───── SOURCE MATERIAL ─────
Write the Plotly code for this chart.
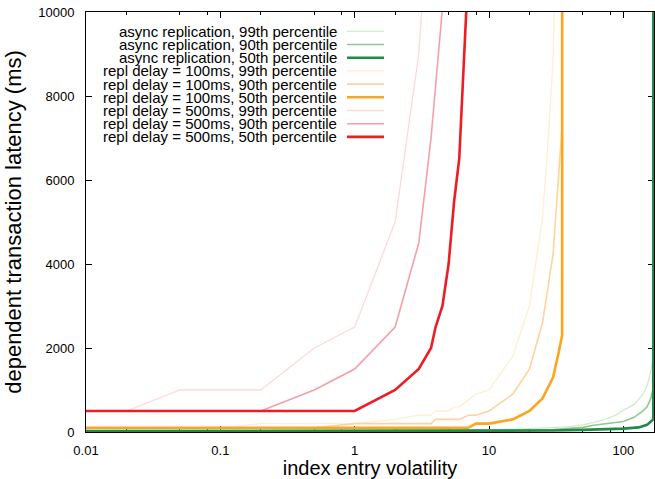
import math
import plotly.graph_objects as go

# ---------------- data ----------------
names = [
    "async replication, 99th percentile",
    "async replication, 90th percentile",
    "async replication, 50th percentile",
    "repl delay = 100ms, 99th percentile",
    "repl delay = 100ms, 90th percentile",
    "repl delay = 100ms, 50th percentile",
    "repl delay = 500ms, 99th percentile",
    "repl delay = 500ms, 90th percentile",
    "repl delay = 500ms, 50th percentile",
]

green99_x = [0.01, 0.1, 1, 10, 20, 30, 40, 50, 60, 70, 80, 90, 100, 120, 140, 150, 160, 167]
green99_y = [40, 40, 40, 50, 80, 100, 130, 170, 230, 280, 350, 420, 520, 650, 900, 1100, 1450, 1800]

green90_x = [0.01, 0.1, 1, 10, 20, 30, 40, 50, 60, 80, 100, 120, 140, 150, 160, 167]
green90_y = [30, 30, 30, 35, 45, 60, 80, 110, 160, 210, 250, 350, 500, 600, 800, 1050]

green50_x = [0.01, 0.1, 1, 10, 30, 50, 70, 100, 130, 150, 160, 167, 167]
green50_y = [20, 20, 20, 25, 35, 50, 60, 80, 110, 170, 250, 300, 1000000]

orange99_x = [0.01, 0.02, 0.05, 0.1, 0.2, 0.5, 1, 2, 3, 3.7, 4, 5, 5.5, 6, 8, 10, 15, 20, 25, 28, 30, 33]
orange99_y = [100, 100, 100, 100, 200, 200, 200, 300, 400, 400, 500, 500, 600, 600, 900, 1000, 1800, 3000, 5100, 7300, 8900, 15000]

orange90_x = [0.01, 0.02, 0.05, 0.1, 0.2, 0.5, 1, 2, 3, 3.7, 4, 5, 6, 7, 8, 10, 15, 20, 25, 30, 33, 35, 40]
orange90_y = [100, 100, 100, 100, 100, 100, 200, 200, 200, 200, 300, 300, 300, 400, 400, 500, 900, 1500, 2600, 4250, 6100, 7300, 1000000]

orange50_x = [0.01, 0.02, 0.05, 0.1, 0.2, 0.5, 1, 2, 3, 4, 5, 6, 7, 8, 9, 10, 15, 20, 25, 30, 33, 35, 40]
orange50_y = [100, 100, 100, 100, 100, 100, 100, 100, 100, 100, 100, 100, 100, 200, 200, 200, 300, 500, 800, 1300, 1900, 2300, 1000000]

red99_x = [0.01, 0.02, 0.05, 0.1, 0.2, 0.5, 1, 2, 3, 4]
red99_y = [500, 500, 1000, 1000, 1000, 2000, 2500, 5000, 9000, 15000]

red90_x = [0.01, 0.02, 0.05, 0.1, 0.2, 0.5, 1, 2, 3, 3.7, 4, 4.5, 5]
red90_y = [500, 500, 500, 500, 500, 1000, 1500, 2500, 4500, 7000, 8300, 10100, 14000]

red50_x = [0.01, 0.02, 0.05, 0.1, 0.2, 0.5, 1, 2, 3, 3.7, 4, 4.5, 5, 5.5, 6, 7]
red50_y = [500, 500, 500, 500, 500, 500, 500, 1000, 1500, 2000, 2500, 3000, 4000, 5500, 6500, 11000]

xs = [green99_x, green90_x, green50_x, orange99_x, orange90_x, orange50_x, red99_x, red90_x, red50_x]
ys = [green99_y, green90_y, green50_y, orange99_y, orange90_y, orange50_y, red99_y, red90_y, red50_y]

colors = ["#cfeccb", "#8fc98f", "#1e8b47",
          "#ffeed2", "#fdd49e", "#fca51f",
          "#fddada", "#f4a0a6", "#ee1c25"]
widths = [1.3, 1.6, 2.6, 1.3, 1.6, 2.6, 1.3, 1.6, 2.6]

x_major = [0.01, 0.1, 1, 10, 100]
x_major_text = ["0.01", "0.1", "1", "10", "100"]
x_minor = [0.02, 0.05, 0.08, 0.2, 0.5, 0.8, 2, 5, 8, 20, 50, 80]
y_ticks = [0, 2000, 4000, 6000, 8000, 10000]
y_tick_text = ["0", "2000", "4000", "6000", "8000", "10000"]
x_range = [0.01, 169]
y_range = [0, 10000]

FONT = "Liberation Sans, Arial, Helvetica, sans-serif"

# ---------------- figure ----------------
fig = go.Figure()
for x, y, c, w in zip(xs, ys, colors, widths):
    fig.add_trace(go.Scatter(x=x, y=y, mode="lines", line=dict(color=c, width=w),
                             showlegend=False, hoverinfo="skip"))

W, H = 655, 479
ml, mr, mt, mb = 86, 1, 12, 47
pw, ph = W - ml - mr, H - mt - mb

fig.update_layout(
    width=W, height=H,
    margin=dict(l=ml, r=mr, t=mt, b=mb, pad=0),
    paper_bgcolor="white", plot_bgcolor="white",
    font=dict(family=FONT, size=13, color="black"),
    showlegend=False,
    xaxis=dict(
        type="log", range=[math.log10(x_range[0]), math.log10(x_range[1])],
        tickmode="array", tickvals=x_major, ticktext=x_major_text,
        ticks="inside", ticklen=6, tickwidth=1, tickcolor="black",
        showline=True, linecolor="black", linewidth=1, mirror="ticks",
        showgrid=False, zeroline=False, layer="below traces",
        minor=dict(tickmode="array", tickvals=x_minor, ticks="inside",
                   ticklen=3, tickwidth=1, tickcolor="black", showgrid=False),
        ticklabelstandoff=6,
        title=dict(text="index entry volatility", font=dict(size=20), standoff=6),
    ),
    yaxis=dict(
        range=y_range, tickmode="array", tickvals=y_ticks, ticktext=y_tick_text,
        ticks="inside", ticklen=6, tickwidth=1, tickcolor="black",
        showline=True, linecolor="black", linewidth=1, mirror="ticks",
        showgrid=False, zeroline=False, layer="below traces",
        ticklabelstandoff=8,
        title=dict(text="dependent transaction latency (ms)", font=dict(size=22), standoff=10),
    ),
)

# gnuplot-style key: right-justified text with the line sample on its right
row0, row_step = 31.3, 13.2
text_right = 338
samp_l, samp_r = 347, 384
for i, (nm, c, w) in enumerate(zip(names, colors, widths)):
    ypix = row0 + row_step * i
    yp = (H - mb - ypix) / ph
    fig.add_annotation(x=(text_right - ml) / pw, y=yp, xref="paper", yref="paper",
                       text=nm, showarrow=False, xanchor="right", yanchor="middle",
                       borderpad=0,
                       font=dict(size=15, family=FONT, color="black"))
    fig.add_shape(type="line", xref="paper", yref="paper",
                  x0=(samp_l - ml) / pw, x1=(samp_r - ml) / pw, y0=yp, y1=yp,
                  line=dict(color=c, width=w))

fig.write_html("out.html")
─────
• **WHAT YOU WILL DO**
Restate each line from the start of the listing through the line bearing "7300, 8900, 15000]" word for word. Drop the pictures.

• **FULL OUTPUT**
Write the Plotly code for this chart.
import math
import plotly.graph_objects as go

# ---------------- data ----------------
names = [
    "async replication, 99th percentile",
    "async replication, 90th percentile",
    "async replication, 50th percentile",
    "repl delay = 100ms, 99th percentile",
    "repl delay = 100ms, 90th percentile",
    "repl delay = 100ms, 50th percentile",
    "repl delay = 500ms, 99th percentile",
    "repl delay = 500ms, 90th percentile",
    "repl delay = 500ms, 50th percentile",
]

green99_x = [0.01, 0.1, 1, 10, 20, 30, 40, 50, 60, 70, 80, 90, 100, 120, 140, 150, 160, 167]
green99_y = [40, 40, 40, 50, 80, 100, 130, 170, 230, 280, 350, 420, 520, 650, 900, 1100, 1450, 1800]

green90_x = [0.01, 0.1, 1, 10, 20, 30, 40, 50, 60, 80, 100, 120, 140, 150, 160, 167]
green90_y = [30, 30, 30, 35, 45, 60, 80, 110, 160, 210, 250, 350, 500, 600, 800, 1050]

green50_x = [0.01, 0.1, 1, 10, 30, 50, 70, 100, 130, 150, 160, 167, 167]
green50_y = [20, 20, 20, 25, 35, 50, 60, 80, 110, 170, 250, 300, 1000000]

orange99_x = [0.01, 0.02, 0.05, 0.1, 0.2, 0.5, 1, 2, 3, 3.7, 4, 5, 5.5, 6, 8, 10, 15, 20, 25, 28, 30, 33]
orange99_y = [100, 100, 100, 100, 200, 200, 200, 300, 400, 400, 500, 500, 600, 600, 900, 1000, 1800, 3000, 5100, 7300, 8900, 15000]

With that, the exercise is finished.